Но в следующую секунду уже хватаешь мое лицо в ладони и замираешь, касаясь моего лба своим.
— Сука ты, Ривай, — выдыхаешь. — Только попробуй еще раз бросить меня. Ударом в рожу не отделаешься.
Усмехаюсь и хватаю за бока, тяну ближе и не верю, что снова держу тебя в своих руках. Они сами скользят по стройной спине, оглаживают бедра и ныряют под футболку, замирая на голой пояснице.
— Мой, — шепчу прямо тебе в губы.
Но ты вздрагиваешь и напрягаешься. Не отстраняешься, нет, но такое впечатление, что вот-вот сбежишь.
— Послушай... на самом деле, я не знаю, насколько готов... — вцепляешься в мои локти и смотришь затравленным взглядом, словно боишься, что оттолкну тебя. Вот дурень, а.
— Значит, буду ждать. Столько, сколько нужно, — говорю едва слышно. — Ну и на крайний случай, Эрен, у меня есть не только член. Еще язык и десять пальцев. Так что, что-нибудь придумаем, да?
Судорожно выдыхаешь и зажмуриваешься, что есть силы. Пухлые губы тянутся за поцелуем и покорно уступают, отвечают.
— А как же «я с мусором не сплю» и все такое? — улыбаешься, едва выпускаю, напоследок прикусив твою нижнюю губу.

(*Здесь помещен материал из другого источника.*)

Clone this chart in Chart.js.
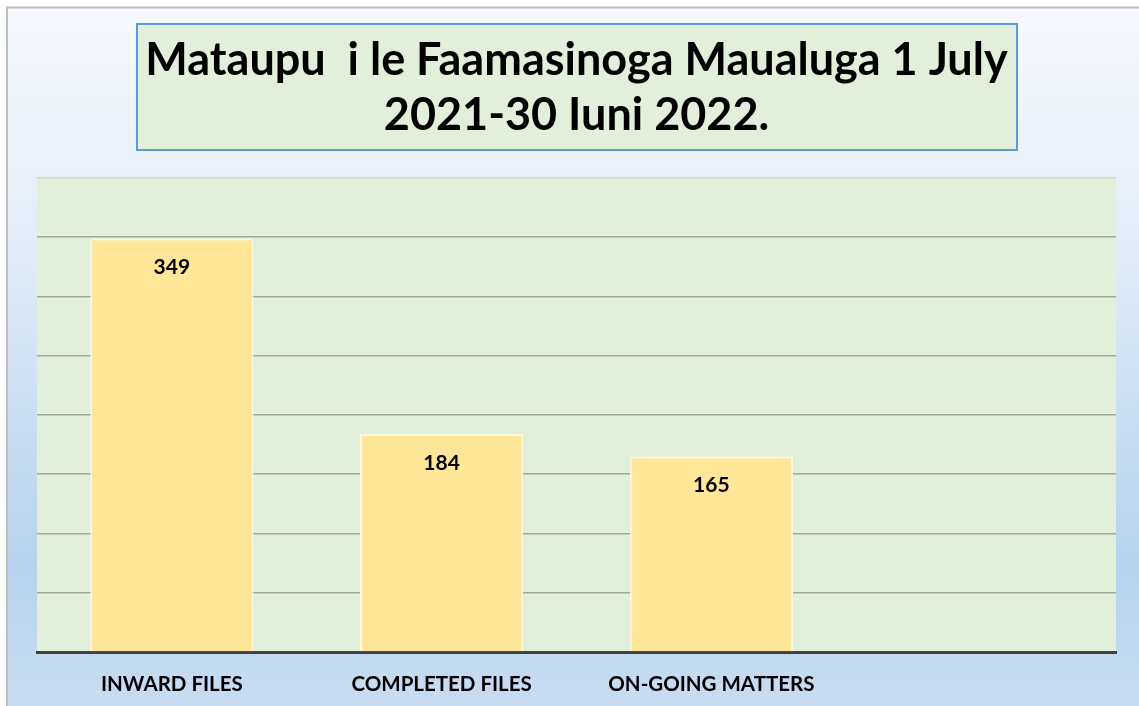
<!DOCTYPE html>
<html>
<head>
<meta charset="utf-8">
<script src="https://cdn.jsdelivr.net/npm/chart.js@4.4.0/dist/chart.umd.min.js"></script>
<style>
html,body{margin:0;padding:0;background:#fff;}
#wrap{width:1139px;height:706px;position:relative;}
</style>
</head>
<body>
<div id="wrap"><canvas id="c" width="1139" height="706"></canvas></div>
<script>
const categories = ["INWARD FILES", "COMPLETED FILES", "ON-GOING MATTERS", ""];
const values = [349, 184, 165, null];
const titleLines = ["Mataupu  i le Faamasinoga Maualuga 1 July", "2021-30 Iuni 2022."];
const yMin = 0, yMax = 400, yStep = 50;

const FONT = "Lato, 'Open Sans', 'Liberation Sans', sans-serif";

const backgroundPlugin = {
  id: 'bgPlugin',
  beforeDraw(chart) {
    const ctx = chart.ctx;
    const W = chart.width, H = chart.height;
    ctx.save();
    ctx.fillStyle = '#ffffff';
    ctx.fillRect(0, 0, W, H);
    const g = ctx.createLinearGradient(0, 8, 0, H);
    g.addColorStop(0, '#F6F9FD');
    g.addColorStop(0.3, '#E5EEF8');
    g.addColorStop(0.8, '#B6D2EC');
    g.addColorStop(1, '#C9DDF1');
    ctx.fillStyle = g;
    ctx.fillRect(8, 8, W - 8, H - 8);
    ctx.strokeStyle = '#BFBFBF';
    ctx.lineWidth = 2;
    ctx.beginPath();
    ctx.moveTo(7, H);
    ctx.lineTo(7, 7.5);
    ctx.lineTo(W, 7.5);
    ctx.stroke();
    // title box
    ctx.fillStyle = '#E2EFDA';
    ctx.fillRect(137, 24, 880, 126);
    ctx.strokeStyle = '#5B9BD5';
    ctx.lineWidth = 2;
    ctx.strokeRect(137, 24, 880, 126);
    // plot area
    const a = chart.chartArea;
    ctx.fillStyle = '#E2EFDA';
    ctx.fillRect(a.left, a.top, a.right - a.left, a.bottom - a.top);
    ctx.restore();
  }
};

const labelPlugin = {
  id: 'valLabels',
  afterDatasetsDraw(chart) {
    const ctx = chart.ctx;
    const meta = chart.getDatasetMeta(0);
    ctx.save();
    ctx.font = "bold 21px " + FONT;
    ctx.fillStyle = '#000';
    ctx.textAlign = 'center';
    ctx.textBaseline = 'middle';
    meta.data.forEach((bar, i) => {
      const v = values[i];
      if (v === null || v === undefined) return;
      ctx.fillText(String(v), bar.x, bar.y + 29);
    });
    ctx.restore();
  }
};

new Chart(document.getElementById('c'), {
  type: 'bar',
  data: {
    labels: categories,
    datasets: [{
      data: values,
      backgroundColor: '#FFE699',
      borderColor: '#FFF7DD',
      borderWidth: 2,
      barPercentage: 0.605,
      categoryPercentage: 1.0
    }]
  },
  options: {
    responsive: false,
    animation: false,
    devicePixelRatio: 1,
    layout: { padding: { left: 37, right: 23, top: 0, bottom: 0 } },
    plugins: {
      legend: { display: false },
      tooltip: { enabled: false },
      title: {
        display: true,
        text: titleLines,
        color: '#000',
        font: { family: FONT, size: 45, weight: 'bold', lineHeight: 1.244 },
        padding: { top: 32, bottom: 34 }
      }
    },
    scales: {
      x: {
        grid: { display: false, drawTicks: false },
        border: { display: true, color: '#404040', width: 3 },
        ticks: {
          color: '#000',
          font: { family: FONT, size: 20.5, weight: 'bold' },
          padding: 20,
          maxRotation: 0,
          autoSkip: false
        },
        afterFit(scale) { scale.height = 54; }
      },
      y: {
        min: yMin, max: yMax,
        grid: {
          color: (c) => (c.tick && c.tick.value === yMax) ? '#CDD8C6' : '#A0A89C',
          lineWidth: 1.5,
          drawTicks: false
        },
        border: { display: false },
        ticks: { display: false, stepSize: yStep }
      }
    }
  },
  plugins: [backgroundPlugin, labelPlugin]
});
</script>
</body>
</html>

— А кто тебе, сопляк, сказал, что ты подо мной уснешь? — фыркаю и снова прижимаю ближе.
Всего тебя хочу, почувствовать, вдохнуть. Не отпущу. Больше никогда. Ты же гладишь меня по лицу дрожащими пальцами, нежно целуешь в веки, скулы, подбородок, трешься носом и нечаянно задеваешь проявляющийся синяк.
— Больно? — спрашиваешь виновато.
— Хрена с два. Бьешь все-таки, как баба, Йегер, — выношу вердикт.
— Ну так научи.
— Научу, — хмыкаю и прикрываю глаза...
А солнце все падало и падало в океан.